(JNS) When Kent Yalowitz, a partner at Arnold and Porter, stood before the U.S. Supreme Court on Tuesday, April 1 to argue for accountability from the Palestinian Authority and the Palestine Liberation Organization, he saw it as the culmination of 21 years and cries for justice from dozens of families of U.S. victims of terror abroad.
In a lengthy and, at times, fiery two-hour session, Yalowitz urged the justices to uphold the constitutionality of the 2019 Promoting Security and Justice for Victims of Terrorism Act, which expands the 1992 Anti-Terrorism Act to allow Americans harmed by overseas terror attacks to sue foreign entities, including the Palestinian Authority and the Palestine Liberation Organization, for damages in U.S. courts.
The case before the Supreme Court aims to deter the authority and the PLO from compensating terrorists and their relatives via “pay-for-slay.”
“Having liability for terror attacks is a way of deterring bad conduct,” Yalowitz told JNS.
The case stems from Palestinian terrorist Khalil Jabarin’s 2018 murder of Ari Fuld, a U.S.-Israeli citizen he fatally stabbed outside a supermarket in Gush Etzion.
Backed by the U.S. Justice Department, Fuld’s family argued that the Palestinian Authority’s and the PLO’s long standing policies of paying terrorists and their families—including Jabarin, who was recently released from prison as a part of Israel’s hostage deal with Hamas—fall under U.S. court jurisdiction under the 2019 Justice for Victims of Terrorism Act.

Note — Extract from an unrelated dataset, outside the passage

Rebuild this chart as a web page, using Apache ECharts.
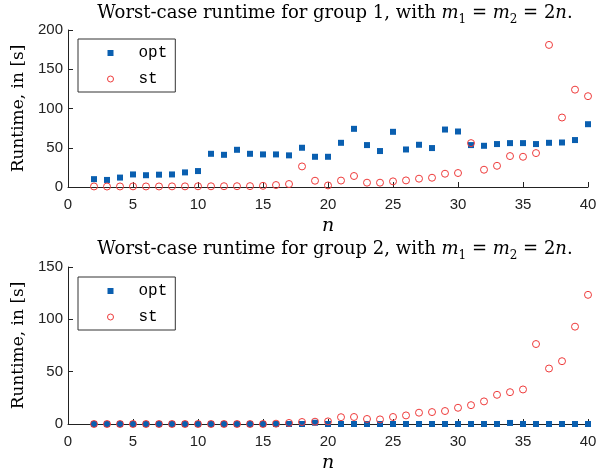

Hillel Fuld told JNS that Ari Fuld’s case making it to the Supreme Court “in no way makes me feel less devastated about losing my brother. … I think it’s more symbolic than financial. … it sent a message. Iran was being held accountable. The PLO should be, too.
“The PLO is mistakenly regarded as a moderate organization when in reality, the PLO is Hamas in a suit.”